India's love affair with gold may be over
Comment of the Day

September 12 2014

Commentary by Eoin Treacy

India's love affair with gold may be over

This article by Rajendra Jadhav & Indulal PM for Reuters may be of interest to subscribers. Here is a section: 

A one-quarter drop in local gold prices over the past year has shaken the confidence of Indians in the precious metal as a store of value and dented demand in the world's second-biggest buyer.

The main beneficiary has been Indian stocks, which have been clocking up records on hopes that Prime Minister Narendra Modi can deliver on the promise of "better days" ahead that swept him to power in May's general election.

Beyond short-term sentiment, a major push by Modi for every household to get a bank account, better education and living standards, and falling inflation expectations, could herald a more secular change in investing habits.

"The attachment of Indians to gold will remain," said Harish Galipelli, head of commodities and currencies at Inditrade Derivatives and Commodities Ltd., referring to gold's culturally embedded role in dowry gifts or decorating Hindu temples.

"But as the banking network expands and literacy rises, people in rural areas will explore other investment products like mutual funds or bank deposits.
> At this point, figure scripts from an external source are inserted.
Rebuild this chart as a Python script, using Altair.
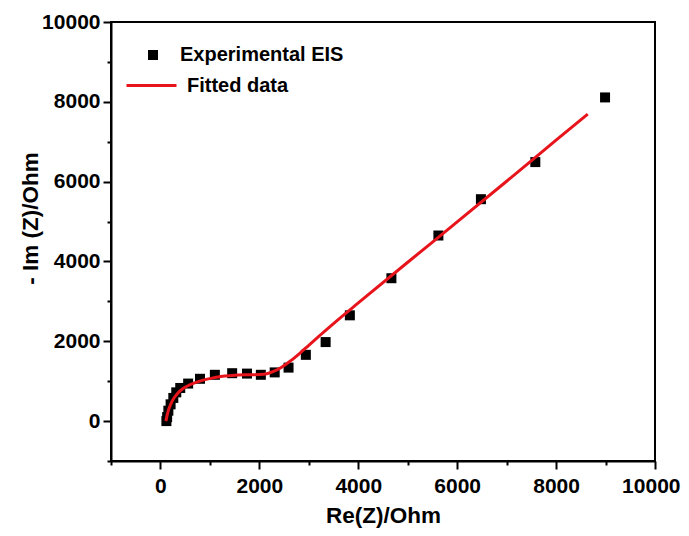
import altair as alt
import pandas as pd

# Experimental EIS points (Nyquist)
exp_re = [120, 135, 160, 205, 260, 320, 400, 560, 800, 1100, 1450, 1750, 2030, 2310, 2590, 2940, 3340, 3830, 4670, 5620, 6480, 7580, 8990]
exp_im = [0, 100, 260, 420, 580, 720, 830, 940, 1060, 1160, 1200, 1190, 1160, 1220, 1340, 1660, 1980, 2650, 3580, 4650, 5560, 6490, 8110]

# Fitted curve
fit_re = [110, 130, 160, 210, 270, 350, 450, 580, 720, 900, 1100, 1300, 1500, 1750, 2000, 2150, 2300, 2450, 2600, 2800, 3000, 3300, 3600, 4000, 5000, 6000, 7000, 8000, 8640]
fit_im = [0, 120, 270, 430, 570, 700, 810, 900, 970, 1040, 1090, 1130, 1150, 1160, 1165, 1185, 1250, 1350, 1480, 1680, 1900, 2230, 2550, 2960, 3980, 4990, 6010, 7040, 7690]

major_ticks = [0, 2000, 4000, 6000, 8000, 10000]
minor_ticks = [-1000, 1000, 3000, 5000, 7000, 9000]

exp_df = pd.DataFrame({"re": exp_re, "im": exp_im, "series": "Experimental EIS"})
fit_df = pd.DataFrame({"re": fit_re, "im": fit_im, "series": "Fitted data"})

FONT = "Liberation Sans"


def major_axis(title, orient, **kw):
    return alt.Axis(
        orient=orient,
        values=major_ticks,
        format="d",
        tickSize=8,
        tickWidth=2,
        tickColor="black",
        domainColor="black",
        domainWidth=2,
        grid=False,
        labelFont=FONT,
        labelFontWeight="bold",
        labelFontSize=21,
        labelColor="black",
        labelOverlap=False,
        title=title,
        titleFont=FONT,
        titleFontWeight="bold",
        titleFontSize=22.5,
        titleColor="black",
        **kw,
    )


def minor_axis(orient):
    return alt.Axis(
        orient=orient,
        values=minor_ticks,
        tickSize=4,
        tickWidth=2,
        tickColor="black",
        domain=False,
        grid=False,
        labels=False,
        title=None,
    )


xscale = alt.Scale(domain=[-1000, 10000], nice=False, zero=False)
yscale = alt.Scale(domain=[-1000, 10000], nice=False, zero=False)

xaxis = major_axis("Re(Z)/Ohm", "bottom", labelPadding=6, labelFlush=True, labelFlushOffset=25,
                   titleY=54, titleBaseline="middle")
yaxis = major_axis("- Im (Z)/Ohm", "left", labelPadding=3, labelFlush=False, titleX=-81, titleY=196,
                   titleBaseline="middle", titleAngle=-90)

points = alt.Chart(exp_df).mark_square(size=100, opacity=1).encode(
    x=alt.X("re:Q", scale=xscale, axis=xaxis),
    y=alt.Y("im:Q", scale=yscale, axis=yaxis),
    fill=alt.Fill("series:N", scale=alt.Scale(domain=["Experimental EIS"], range=["black"]),
                  legend=alt.Legend(title=None, orient="none", legendX=32, legendY=23,
                                    symbolType="square", symbolSize=100, symbolStrokeWidth=0,
                                    labelFont=FONT, labelFontWeight="bold", labelFontSize=20,
                                    labelColor="black", labelOffset=17, labelLimit=0, padding=0)),
)

line = alt.Chart(fit_df).mark_line(strokeWidth=3, interpolate="monotone").encode(
    x=alt.X("re:Q", scale=xscale, axis=None),
    y=alt.Y("im:Q", scale=yscale, axis=None),
    stroke=alt.Stroke("series:N", scale=alt.Scale(domain=["Fitted data"], range=["#e8141c"]),
                      legend=alt.Legend(title=None, orient="none", legendX=14, legendY=37,
                                        symbolType="stroke", symbolSize=2500, symbolStrokeWidth=3,
                                        labelFont=FONT, labelFontWeight="bold", labelFontSize=20,
                                        labelColor="black", labelOffset=9, labelLimit=0, padding=0)),
)

minor = alt.Chart(exp_df).mark_point(opacity=0).encode(
    x=alt.X("re:Q", scale=xscale, axis=minor_axis("bottom")),
    y=alt.Y("im:Q", scale=yscale, axis=minor_axis("left")),
)

chart = alt.layer(points, line, minor).resolve_scale(
    fill="independent", stroke="independent"
).resolve_axis(x="independent", y="independent").properties(
    width=544,
    height=439,
    autosize=alt.AutoSizeParams(type="none"),
    padding={"left": 103, "top": 14, "right": 26, "bottom": 67},
    background="white",
).configure_view(stroke="black", strokeWidth=2)

chart.save("out.html", embed_options={"renderer": "svg", "actions": False})
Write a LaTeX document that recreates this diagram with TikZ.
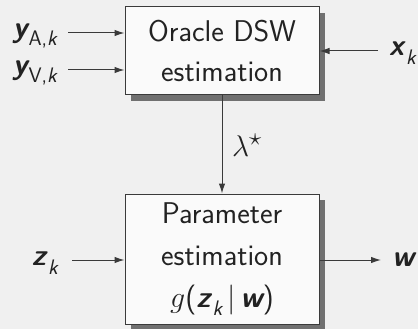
\documentclass[tikz,border=0pt]{standalone}
\usepackage{graphicx}
\usetikzlibrary{arrows.meta,shadows}
\definecolor{bgc}{HTML}{F0F0F0}
\definecolor{boxfill}{HTML}{FAFAFA}
\definecolor{linec}{HTML}{3A3A3A}
\definecolor{textc}{HTML}{222222}
\definecolor{shadowc}{HTML}{707070}
\newcommand{\vbf}[1]{{\sffamily\bfseries\itshape #1}}
\newcommand{\sfi}[1]{{\sffamily\itshape #1}}
\newcommand{\subs}[1]{\raisebox{-0.28em}{\fontsize{21}{24}\selectfont #1}}
\begin{document}
\begin{tikzpicture}[x=1pt,y=1pt,
  every node/.style={font=\sffamily\fontsize{30}{36}\selectfont, text=textc},
  blockbox/.style={draw=linec, line width=1pt, fill=boxfill, minimum width=194pt, align=center,
     drop shadow={shadow xshift=6pt, shadow yshift=-6pt, fill=shadowc, opacity=1}},
  lbl/.style={inner sep=1pt},
  conn/.style={draw=linec, line width=1pt, -{Latex[length=10pt,width=6.5pt]}}]
\fill[bgc] (0,0) rectangle (418,-329);
\useasboundingbox (0,0) rectangle (418,-329);
\node[blockbox, minimum height=88pt, font=\sffamily\fontsize{30}{40}\selectfont] (b1) at (222,-51) {Oracle DSW\\estimation};
\node[blockbox, minimum height=130pt, font=\sffamily\fontsize{30}{42}\selectfont] (b2) at (222,-259) {Parameter\\estimation\\\scalebox{1.2}{$g$}(\vbf{z}\kern2pt\subs{\sfi{k}}\,|\,\vbf{w})};
\node[lbl, anchor=east] (ya) at (58,-36) {\vbf{y}\kern1pt\subs{A,\sfi{k}}};
\node[lbl, anchor=east] (yv) at (58,-73) {\vbf{y}\kern1pt\subs{V,\sfi{k}}};
\node[lbl, anchor=west] (xk) at (388,-53) {\vbf{x}\kern2pt\subs{\sfi{k}}};
\node[lbl, anchor=east] (zk) at (59,-263) {\vbf{z}\kern2pt\subs{\sfi{k}}};
\node[lbl, anchor=west] (w) at (391,-260) {\vbf{w}};
\node[lbl] (lam) at (247,-145) {\scalebox{1.2}{$\lambda^\star$}};
\coordinate (yas) at (68,-33);
\coordinate (yvs) at (68,-70);
\coordinate (xks) at (378,-51);
\coordinate (zks) at (72,-260);
\coordinate (we) at (381,-260);
\draw[conn] (yas) -- (yas -| b1.west);
\draw[conn] (yvs) -- (yvs -| b1.west);
\draw[conn] (xks) -- (xks -| b1.east);
\draw[conn] (zks) -- (zks -| b2.west);
\draw[conn] (b2.east |- we) -- (we);
\draw[conn] (b1.south) -- (b2.north);
\end{tikzpicture}
\end{document}
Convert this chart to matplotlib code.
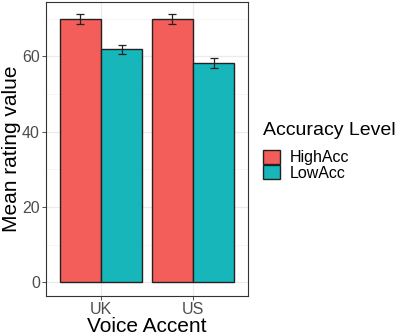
import numpy as np
import matplotlib.pyplot as plt

plt.rcParams['font.family'] = ['Liberation Sans', 'DejaVu Sans']

accents = ['UK', 'US']
levels = ['HighAcc', 'LowAcc']
high_mean = [69.9, 69.9]
low_mean = [61.8, 58.2]
high_se = [1.3, 1.3]
low_se = [1.3, 1.3]
colori = ['#F35D5A', '#17B6BA']

fig = plt.figure(figsize=(4, 3.34), dpi=100)
ax = fig.add_axes([46 / 400, 1 - 296 / 334, 202 / 400, 294 / 334])

x = np.arange(1, len(accents) + 1)
w = 0.45
for i, (vals, errs) in enumerate([(high_mean, high_se), (low_mean, low_se)]):
    pos = x + (i - 0.5) * w
    ax.bar(pos, vals, width=w, color=colori[i], edgecolor='#222222',
           linewidth=1.0, label=levels[i], zorder=3)
    ax.errorbar(pos, vals, yerr=errs, fmt='none', ecolor='#222222',
                elinewidth=0.9, capsize=3, capthick=0.9, zorder=4)

ax.set_xlim(0.4, 2.6)
ax.set_ylim(-3.6, 74.4)
ax.set_xticks(x)
ax.set_xticklabels(accents)
ax.set_yticks([0, 20, 40, 60])
ax.set_yticks([10, 30, 50, 70], minor=True)
ax.grid(which='major', color='#EBEBEB', linewidth=0.9, zorder=0)
ax.grid(which='minor', axis='y', color='#F3F3F3', linewidth=0.5, zorder=0)
ax.tick_params(which='major', labelsize=11.5, colors='#333333', length=3,
               width=0.6, labelcolor='#4D4D4D', pad=1.5)
ax.tick_params(which='minor', length=0)
for s in ax.spines.values():
    s.set_color('#333333')
    s.set_linewidth(0.8)
ax.set_xlabel('Voice Accent', fontsize=15)
ax.xaxis.set_label_coords(0.5, -(317 - 296) / 294)
ax.set_ylabel('Mean rating value', fontsize=15)
ax.yaxis.set_label_coords(-(46 - 21) / 202, 0.5)

leg = ax.legend(title='Accuracy Level', loc='upper left',
                bbox_to_anchor=(263 / 400, 1 - 122 / 334),
                bbox_transform=fig.transFigure, frameon=False,
                fontsize=11.5, title_fontsize=14, handlelength=1.05,
                handleheight=0.95, handletextpad=0.6, labelspacing=0.0,
                borderaxespad=0, borderpad=0)
leg._legend_box.align = 'left'
leg._legend_box.sep = 8

fig.savefig('out.png', dpi=100)
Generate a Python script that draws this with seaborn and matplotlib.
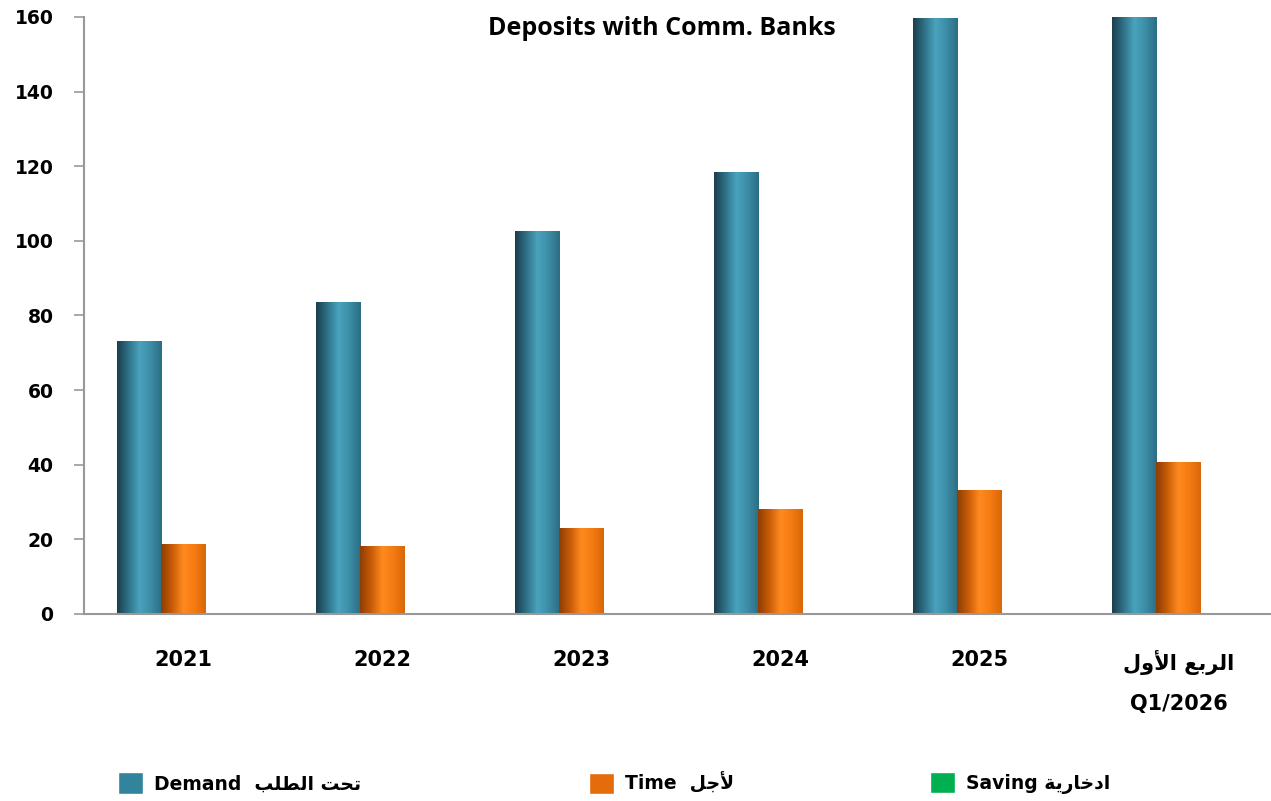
import numpy as np
import pandas as pd
import matplotlib
matplotlib.use("Agg")
import matplotlib.pyplot as plt
import seaborn as sns
from matplotlib.colors import LinearSegmentedColormap
from matplotlib.patches import Patch

# Arabic strings are written in presentation forms, visual (left-to-right) order
AR_DEMAND = "\uFE90\uFEE0\uFEC4\uFEDF\uFE8D \uFE96\uFEA4\uFE97"      # تحت الطلب
AR_TIME = "\uFEDE\uFE9F\uFEF7"                                        # لأجل
AR_SAVING = "\uFE94\uFEF3\uFEAD\uFE8E\uFEA7\uFEA9\uFE8D"              # ادخارية
AR_Q1 = "\uFEDD\uFEED\uFEF7\uFE8D \uFECA\uFE91\uFEAE\uFEDF\uFE8D"     # الربع الأول

periods = ["2021", "2022", "2023", "2024", "2025", AR_Q1 + "\nQ1/2026"]
demand = [72.9, 83.4, 102.4, 118.2, 159.5, 160.0]
time_dep = [18.5, 18.0, 23.0, 28.1, 33.2, 40.5]
saving = [0.2, 0.2, 0.1, 0.1, 0.1, 0.1]
series = ["Demand", "Time", "Saving"]
y_ticks = [0, 20, 40, 60, 80, 100, 120, 140, 160]

colors = {"Demand": "#31849B", "Time": "#E46C0A", "Saving": "#00B050"}
ramps = {
    "Demand": ["#1B3F4D", "#2E7187", "#4AA3BD", "#3C8DA6", "#2C6E84"],
    "Time": ["#8E3F04", "#C95C08", "#FF8A20", "#F57A12", "#D86808"],
    "Saving": ["#B8C4CC", "#C8D2D8", "#D8E0E4", "#C8D2D8", "#B8C4CC"],
}

df = pd.DataFrame({
    "period": np.repeat(periods, 3),
    "series": series * len(periods),
    "value": np.ravel(np.column_stack([demand, time_dep, saving])),
})

sns.set_style("white")
plt.rcParams["font.family"] = ["DejaVu Sans"]
plt.rcParams["text.color"] = "black"
plt.rcParams["xtick.labelcolor"] = "black"
plt.rcParams["ytick.labelcolor"] = "black"

fig = plt.figure(figsize=(12.71, 8.01), dpi=100)
ax = fig.add_axes([0.0661, 0.2335, 0.9394, 0.7453])

sns.barplot(data=df, x="period", y="value", hue="series", hue_order=series,
            palette=colors, width=0.67, gap=0, saturation=1, legend=False,
            edgecolor="none", ax=ax)

# cylinder-like shading over each bar
for i, s in enumerate(series):
    cmap = LinearSegmentedColormap.from_list(s, ramps[s])
    grad = np.linspace(0, 1, 64).reshape(1, -1)
    for bar in ax.containers[i]:
        h = bar.get_height()
        if h <= 0:
            continue
        x0 = bar.get_x()
        w = bar.get_width()
        ax.imshow(grad, cmap=cmap, aspect="auto", extent=[x0, x0 + w, 0, min(h, 160)],
                  zorder=bar.get_zorder() + 0.1, interpolation="bicubic")
ax.set_ylim(0, 160)
ax.set_xlim(-0.5, len(periods) - 0.5)

ax.set_yticks(y_ticks)
ax.set_xticks(np.arange(len(periods)) - 0.5, minor=True)
ax.tick_params(axis="x", which="minor", length=9, width=1.2, color="#999999", direction="out")
ax.tick_params(axis="x", which="major", length=0, pad=26, labelsize=15)
ax.tick_params(axis="y", length=7, width=1.2, color="#999999", pad=15, labelsize=13.5, left=True)
for lab in ax.get_xticklabels() + ax.get_yticklabels():
    lab.set_fontweight("bold")
for lab in ax.get_xticklabels():
    lab.set_linespacing(2.2)
    lab.set_verticalalignment("top")

sns.despine(ax=ax, top=True, right=True)
for sp in ["left", "bottom"]:
    ax.spines[sp].set_color("#999999")
    ax.spines[sp].set_linewidth(1.5)
ax.set_xlabel("")
ax.set_ylabel("")

fig.text(0.521, 0.965, "Deposits with Comm. Banks", ha="center", va="center",
         fontsize=18, fontweight="bold", family="Open Sans")

labels = ["Demand  " + AR_DEMAND, "Time  " + AR_TIME, "Saving " + AR_SAVING]
xpos = [0.0795, 0.450, 0.7183]
for s, lab, x in zip(series, labels, xpos):
    fig.legend(handles=[Patch(facecolor=colors[s])], labels=[lab],
               loc="center left", bbox_to_anchor=(x, 0.0225), frameon=False,
               handlelength=1.35, handleheight=1.35, handletextpad=0.6,
               prop={"weight": "bold", "size": 13.5})

fig.savefig("out.png", dpi=100)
The mindset is slowly changing."

Eoin Treacy's view

One could argue that having gold as an anchor in a portfolio is justified given its long history as a store of value but favouring it above all other alternatives is generally a sign of distrust in the financial system and value of fiat currency. Indian consumers have had more to fear from currency debauchment than most; with the Rupee susceptible to regular devaluations since independence. However as optimism grows that Prime Minister Modi can deliver on progressively higher standards of living for India’s burgeoning population, it is an open question as to whether India will represent such a potent demand growth region for gold in future. 

The Dollar hit a peak near INR 70 last year and has since stabilised near INR 60. The ability of the central bank to sustain a steady currency would be a major contribution to consumers having additional faith in the wider economy. 

The Bombay Banks Index continues to extend its breakout from an almost four-year range. A sustained move below the 200-day MA, currently near 16000 would be required to begin to question medium-term scope for continued upside. 

The price of gold in Rupees touched INR100,000 on three occasions between 2012 and 2013 and has been ranging above INR70,000 since the latest retest. A sustained move above INR80,000 would be required to signal a return to demand dominance beyond the short term.